About 200 dealers and others held a press conference and rallied on Capitol Hill before Tuesday's hearing, warning Congress against conducting a "witch hunt." Some dealers said their sales are down 30 percent to 50 percent because of the cascade of bad publicity from multiple recalls.

"How did we suddenly overnight become the villain? I don't get it," said Houston-area dealer Paul Atkinson.

Toyota Motor Sales USA chief Jim Lentz and his entourage arrived in two recalled -- but repaired -- Toyota Highlanders provided by a Virginia dealer. Dozens of Capitol Police escorted Lentz and his party, and tried to keep reporters at bay.

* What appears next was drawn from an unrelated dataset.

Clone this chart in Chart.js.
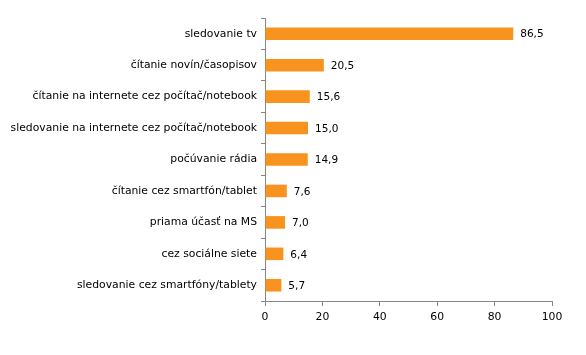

Lentz sat in the hearing room, from noon until he finished testifying shortly before 5 p.m., without a bite or a break.

"We stubbed our toe," he said. "We lost sight of our customers."

At least 200 reporters, camera crews and photographers from around the world swarmed the hearing.

They included dozens of Japanese reporters and camera crews -- some of whom ran after the hearing's presiding member, Rep. Bart Stupak, D-Menominee, as he left to vote on the House floor during a brief recess.

It might not be the last time he gets chased: Stupak said he would likely have several more Toyota hearings.

The crush of international media was larger than crowds for 2008 congressional testimony of Detroit's Big Three CEOs.

About 30 blind visitors -- many with guide dogs -- were in the building for a meeting and filled the crushed hallway along with Japanese TV crews and hundreds of others who couldn't get inside the hearing.

The pummeling that Toyota has suffered, in coverage of its recalls and in vehicle sales, extended to the hearing room.

Rep. Bobby Rush, D-Ill. called Toyotas "literal killing machines."

A shaken Lentz fought back tears when he talked about his brother's death two decades ago in a car accident.

"I know what those families go through," he said. The government has received reports of 34 fatalities alleged to have been a result of runaway Toyotas.

Tears also were shed by a Tennessee woman who survived a harrowing accident in a runaway Lexus, and by safety advocate Sean Kane. Both testified.

Rep. Diana DeGette, D-Colo., said she owned three Toyota vehicles, including a 1988 Camry in which she brought home her newborn daughter. The daughter, now 20, drives that car today and another daughter will drive a Camry when she gets her license in a couple of months.

"Let's make sure these cars are safe for all American teenagers and adults to drive," DeGette said.